Wednesday, 16 May 2012

TUPE - Organised Grouping of Employees

[Thanks to Laurie Anstis of Boyes Turner, who is standing in for Daniel Barnett. Thanks also to Dr John McMullen of Wrigleys Solicitors LLP for preparing this case summary]

If an employee works 100% of his time for a single client, is he necessarily assigned to an organised grouping of employees for the purposes of a service provision change and the transfer of his employment under TUPE?

No, says the EAT in Seawell v Ceva.

The claimant (Mr Moffat) was employed by Ceva Freight (UK) Ltd, which provided logistics and freight forwarding arrangements for Seawell, which owned offshore drilling platforms. Seawell then terminated this arrangement and took the service back in house.

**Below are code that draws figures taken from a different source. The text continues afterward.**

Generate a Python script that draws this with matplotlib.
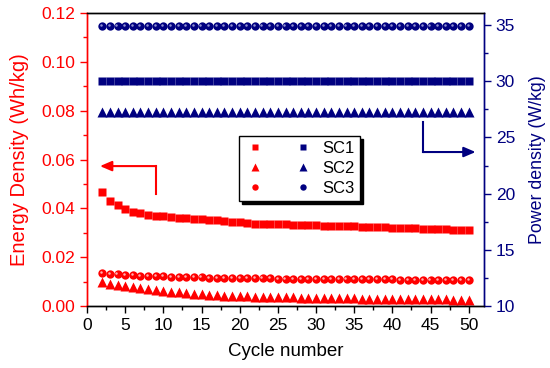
import matplotlib
matplotlib.use("Agg")
import matplotlib.pyplot as plt
from matplotlib.lines import Line2D
from matplotlib.legend_handler import HandlerTuple
from matplotlib.ticker import MultipleLocator
from matplotlib.transforms import offset_copy

plt.rcParams['font.family'] = ['Liberation Sans', 'DejaVu Sans']

cycles = list(range(2, 51))
energy_sc1 = [0.0468, 0.0429, 0.0412, 0.0399, 0.0387, 0.0379, 0.0374, 0.0370, 0.0367, 0.0364,
              0.0362, 0.0360, 0.0358, 0.0356, 0.0354, 0.0352, 0.0349, 0.0346, 0.0343, 0.0340,
              0.0337, 0.0336, 0.0335, 0.0334, 0.0334, 0.0333, 0.0332, 0.0331, 0.0330, 0.0329,
              0.0329, 0.0328, 0.0327, 0.0326, 0.0325, 0.0324, 0.0323, 0.0322, 0.0321, 0.0320,
              0.0319, 0.0318, 0.0317, 0.0316, 0.0315, 0.0314, 0.0313, 0.0312, 0.0311]
energy_sc2 = [0.0098, 0.0090, 0.0085, 0.0080, 0.0076, 0.0072, 0.0068, 0.0065, 0.0062, 0.0059,
              0.0056, 0.0054, 0.0051, 0.0049, 0.0047, 0.0045, 0.0043, 0.0041, 0.0040, 0.0039,
              0.0038, 0.0037, 0.0036, 0.0036, 0.0035, 0.0035, 0.0034, 0.0034, 0.0033, 0.0033,
              0.0032, 0.0032, 0.0031, 0.0031, 0.0030, 0.0030, 0.0030, 0.0029, 0.0029, 0.0029,
              0.0028, 0.0028, 0.0028, 0.0027, 0.0027, 0.0027, 0.0026, 0.0026, 0.0026]
energy_sc3 = [0.0135, 0.0132, 0.0130, 0.0128, 0.0126, 0.0124, 0.0123, 0.0122, 0.0121, 0.0120,
              0.0119, 0.0118, 0.0118, 0.0117, 0.0116, 0.0116, 0.0115, 0.0115, 0.0114, 0.0114,
              0.0113, 0.0113, 0.0113, 0.0112, 0.0112, 0.0112, 0.0112, 0.0111, 0.0111, 0.0111,
              0.0111, 0.0110, 0.0110, 0.0110, 0.0110, 0.0109, 0.0109, 0.0109, 0.0109, 0.0108,
              0.0108, 0.0108, 0.0108, 0.0108, 0.0107, 0.0107, 0.0107, 0.0107, 0.0107]
power_sc1 = [30.0] * 49
power_sc2 = [27.3] * 49
power_sc3 = [34.9] * 49
labels = ["SC1", "SC2", "SC3"]

RED = '#ff0000'
BLUE = '#000080'

fig = plt.figure(figsize=(5.5, 3.68), dpi=100)
ax = fig.add_axes([87/550, 1-306/368, (484-87)/550, (306-13)/368])
ax2 = ax.twinx()

ms_sq, ms_tr, ms_ci = 5.2, 6.5, 6.0
ax.plot(cycles, energy_sc1, 's', color=RED, ms=ms_sq, mec='none')
ax.plot(cycles, energy_sc2, '^', color=RED, ms=ms_tr, mec='none')
ax.plot(cycles, energy_sc3, 'o', color=RED, ms=ms_ci, mec='none')
tr = offset_copy(ax.transData, fig=fig, x=-0.8, y=0.8, units='points')
ax.plot(cycles, energy_sc3, 'o', color='#ffb0b0', ms=1.8, mec='none', transform=tr)

ax2.plot(cycles, power_sc1, 's', color=BLUE, ms=ms_sq, mec='none')
ax2.plot(cycles, power_sc2, '^', color=BLUE, ms=ms_tr, mec='none')
ax2.plot(cycles, power_sc3, 'o', color=BLUE, ms=ms_ci, mec='none')
tr2 = offset_copy(ax2.transData, fig=fig, x=-0.8, y=0.8, units='points')
ax2.plot(cycles, power_sc3, 'o', color='#9090d0', ms=1.8, mec='none', transform=tr2)

ax.set_xlim(0, 52)
ax.set_ylim(0, 0.12)
ax2.set_ylim(10, 36.07)

ax.xaxis.set_major_locator(MultipleLocator(5))
ax.xaxis.set_minor_locator(MultipleLocator(2.5))
ax.yaxis.set_major_locator(MultipleLocator(0.02))
ax.yaxis.set_minor_locator(MultipleLocator(0.01))
ax2.yaxis.set_major_locator(MultipleLocator(5))
ax2.yaxis.set_minor_locator(MultipleLocator(2.5))
ax.yaxis.set_major_formatter(matplotlib.ticker.FormatStrFormatter('%.2f'))

fs = 12.5
ax.tick_params(axis='x', which='major', direction='out', length=5, width=1, labelsize=fs, colors='black', top=False)
ax.tick_params(axis='x', which='minor', direction='out', length=3, width=1, top=False)
ax.tick_params(axis='y', which='major', direction='out', length=5, width=1, labelsize=fs, colors=RED)
ax.tick_params(axis='y', which='minor', direction='out', length=3, width=1, colors=RED)
ax2.tick_params(axis='y', which='major', direction='out', length=5, width=1, labelsize=fs, colors=BLUE)
ax2.tick_params(axis='y', which='minor', direction='out', length=3, width=1, colors=BLUE)

for a in (ax, ax2):
    a.spines['left'].set_color(RED)
    a.spines['right'].set_color(BLUE)
    a.spines['top'].set_color('black')
    a.spines['bottom'].set_color('black')
    for s in a.spines.values():
        s.set_linewidth(1)

ax.set_xlabel("Cycle number", fontsize=13.5, labelpad=7)
ax.set_ylabel("Energy Density (Wh/kg)", fontsize=14.5, color=RED, labelpad=9)
ax2.set_ylabel("Power density (W/kg)", fontsize=12.8, color=BLUE, labelpad=10)

# arrows
ax.plot([9.05, 9.05], [0.0459, 0.0573], color=RED, lw=1.5)
ax.annotate("", xy=(1.7, 0.0573), xytext=(9.05, 0.0573),
            arrowprops=dict(arrowstyle='-|>,head_length=0.7,head_width=0.3', color=RED, lw=1.5,
                            shrinkA=0, shrinkB=0))
ax2.plot([44, 44], [26.4, 23.7], color=BLUE, lw=1.5)
ax2.annotate("", xy=(50.9, 23.7), xytext=(44, 23.7),
             arrowprops=dict(arrowstyle='-|>,head_length=0.7,head_width=0.3', color=BLUE, lw=1.5,
                             shrinkA=0, shrinkB=0))

# legend
mk = ['s', '^', 'o']
lms = [4.2, 5.2, 4.6]
handles = []
for m, s in zip(mk, lms):
    hr = Line2D([], [], marker=m, color=RED, ls='none', ms=s, mec='none')
    hb = Line2D([], [], marker=m, color=BLUE, ls='none', ms=s, mec='none')
    handles.append((hr, hb))
leg = ax2.legend(handles, labels, handler_map={tuple: HandlerTuple(ndivide=None, pad=1.6)},
                 loc='upper left', bbox_to_anchor=(0.383, 0.58), fontsize=12,
                 handlelength=4.2, handletextpad=0.5, borderpad=0.3, labelspacing=0.3,
                 borderaxespad=0, frameon=True, fancybox=False,
                 shadow={'color': 'black', 'alpha': 1}, edgecolor='black')
leg.get_frame().set_linewidth(1)

fig.savefig("out.png", dpi=100)
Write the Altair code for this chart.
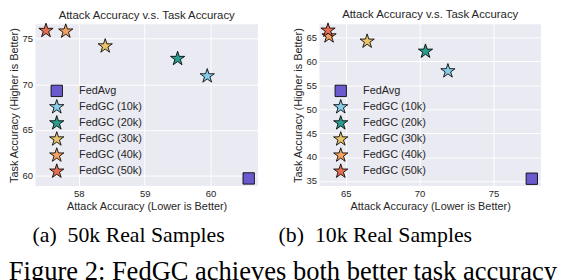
import altair as alt
import pandas as pd

methods = ["FedAvg", "FedGC (10k)", "FedGC (20k)", "FedGC (30k)", "FedGC (40k)", "FedGC (50k)"]
colors = ["#6a5acd", "#87ceeb", "#2a9d8f", "#e9c46a", "#f4a261", "#e76f51"]
outline = ["black"] * 6

# Panel (a): 50k real samples
attack_a = [60.58, 59.95, 59.50, 58.40, 57.80, 57.50]
task_a = [59.73, 70.9, 72.8, 74.17, 75.79, 75.86]
xticks_a = [58, 59, 60]
yticks_a = [60, 65, 70, 75]

# Panel (b): 10k real samples
attack_b = [77.6, 71.92, 70.4, 66.45, 63.87, 63.8]
task_b = [35.5, 58.0, 62.1, 64.2, 65.3, 66.5]
xticks_b = [65, 70, 75]
yticks_b = [35, 40, 45, 50, 55, 60, 65]

panel_title = "Attack Accuracy v.s. Task Accuracy"
x_title = "Attack Accuracy (Lower is Better)"
y_title = "Task Accuracy (Higher is Better)"
sub_a = "(a)\u00a0\u00a050k Real Samples"
sub_b = "(b)\u00a0\u00a010k Real Samples"
caption = "Figure 2: FedGC achieves both better task accuracy"

STAR = ("M0,-1L0.2245,-0.309L0.9511,-0.309L0.3633,0.118L0.5878,0.809L0,0.382"
        "L-0.5878,0.809L-0.3633,0.118L-0.9511,-0.309L-0.2245,-0.309Z")
SQUARE = "M-0.76,-0.76L0.76,-0.76L0.76,0.76L-0.76,0.76Z"
shapes = [SQUARE] + [STAR] * 5

SANS = "Liberation Sans"
SERIF = "Liberation Serif"
TXT = "#262626"


def panel(att, task, xdom, ydom, xt, yt, w, h, lx, ly):
    df = pd.DataFrame({"method": methods, "attack": att, "task": task})
    leg = alt.Legend(
        title=None, orient="none", legendX=lx, legendY=ly,
        labelFont=SANS, labelFontSize=11.5, labelColor=TXT, labelOffset=15,
        symbolSize=250, symbolOpacity=1, rowPadding=-2.4,
        symbolStrokeColor="black", symbolStrokeWidth=0.9,
    )
    return alt.Chart(df).mark_point(
        filled=True, opacity=1, strokeWidth=0.9, size=250
    ).encode(
        x=alt.X("attack:Q", scale=alt.Scale(domain=xdom, nice=False, zero=False),
                axis=alt.Axis(values=xt, title=x_title)),
        y=alt.Y("task:Q", scale=alt.Scale(domain=ydom, nice=False, zero=False),
                axis=alt.Axis(values=yt, title=y_title)),
        fill=alt.Fill("method:N", scale=alt.Scale(domain=methods, range=colors), legend=leg),
        stroke=alt.Stroke("method:N", scale=alt.Scale(domain=methods, range=outline), legend=leg),
        shape=alt.Shape("method:N", scale=alt.Scale(domain=methods, range=shapes), legend=leg),
    ).properties(
        width=w, height=h,
        title=alt.TitleParams(panel_title, font=SANS, fontSize=12, fontWeight="normal",
                              color=TXT, offset=0),
    )


pa = panel(attack_a, task_a, [57.34, 60.72], [58.9, 76.57], xticks_a, yticks_a, 235, 171, 14, 62)
pb = panel(attack_b, task_b, [63.22, 78.22], [33.97, 67.8], xticks_b, yticks_b, 234, 171, 14, 62)

left = alt.vconcat(pa, title=alt.TitleParams(sub_a, orient="bottom", anchor="start", font=SERIF,
                                             fontSize=23, fontWeight="normal", color="black",
                                             dx=25, offset=14))
right = alt.vconcat(pb, title=alt.TitleParams(sub_b, orient="bottom", anchor="start", font=SERIF,
                                              fontSize=23, fontWeight="normal", color="black",
                                              dx=-15, offset=14))

chart = alt.hconcat(left, right, spacing=21).properties(
    title=alt.TitleParams(caption, orient="bottom", anchor="start", font=SERIF, fontSize=28,
                          fontWeight="normal", color="black", offset=13),
    padding={"top": -8, "left": 0, "right": 0, "bottom": 0},
).resolve_scale(
    fill="independent", shape="independent", stroke="independent"
).resolve_legend(
    fill="independent", shape="independent", stroke="independent"
).configure_view(
    fill="#eaeaf2", strokeWidth=0
).configure_axis(
    grid=True, gridColor="white", gridWidth=1, domain=False, ticks=False,
    labelFont=SANS, labelFontSize=10, labelColor=TXT, labelPadding=3,
    titleFont=SANS, titleFontSize=11.5, titleFontWeight="normal", titleColor=TXT, titlePadding=3,
)

chart.save("out.html", embed_options={"renderer": "svg", "actions": False})
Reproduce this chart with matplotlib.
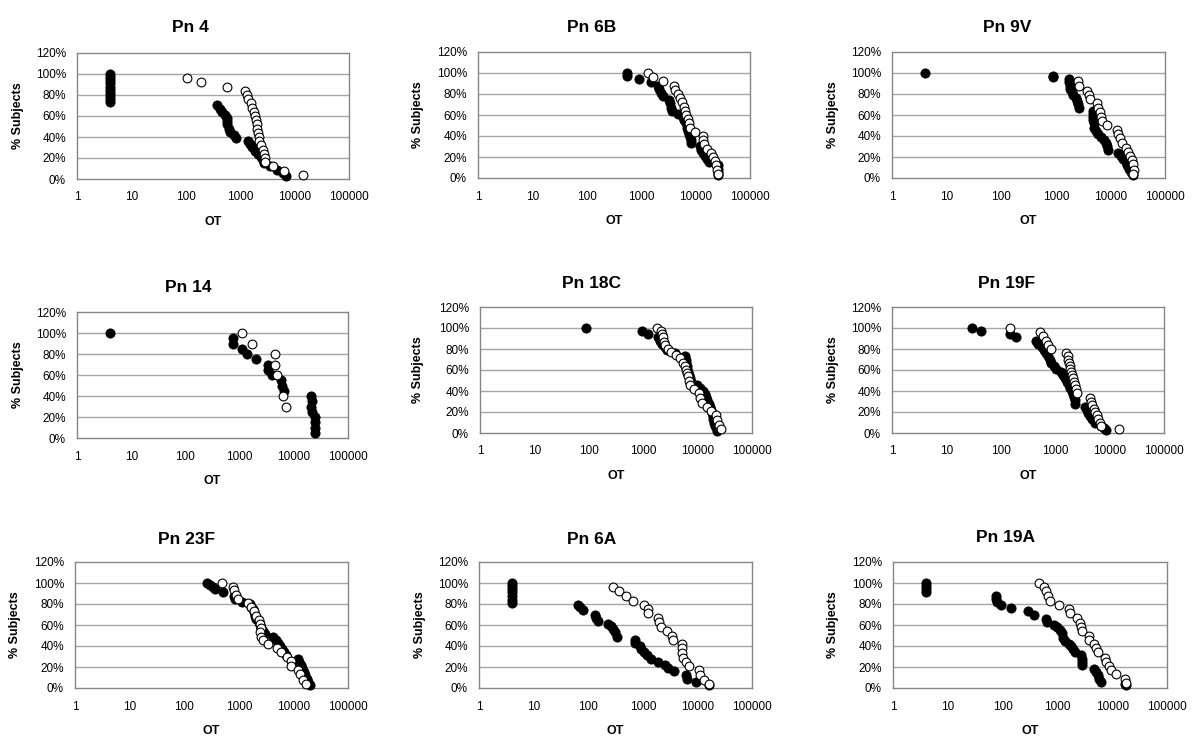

Seawell was not the only client of Ceva, but Mr Moffat spent 100% of his time on the Seawell contract, with other employees spending smaller percentages of time on this contract and the rest of their time on other contracts. An employment tribunal found that either Mr Moffat himself could comprise an organised grouping of employees or, alternatively, if the organised grouping of employees included Mr Moffat and colleagues, Mr Moffat was assigned to that organised grouping of employees as he spent 100% of his time on the service. On these alternative bases he transferred under TUPE.

The EAT disagreed. There was no basis for finding in this case that there was a group of employees specifically organised for this particular contract. An organised grouping of employees denotes a deliberate putting together of a group of employees for the purpose of the relevant client work. As the EAT put it: "it is not a matter of happenstance".

There was no such conscious employee grouping  on the facts of the case. As such there was no service provision change and no relevant transfer. In this regard, the previous EAT authorities of Argyll Coastal Services v Stirling (EAT S/0012/11) and Eddie Stobart Limited v Moreman (EAT/0223/11) were to be followed.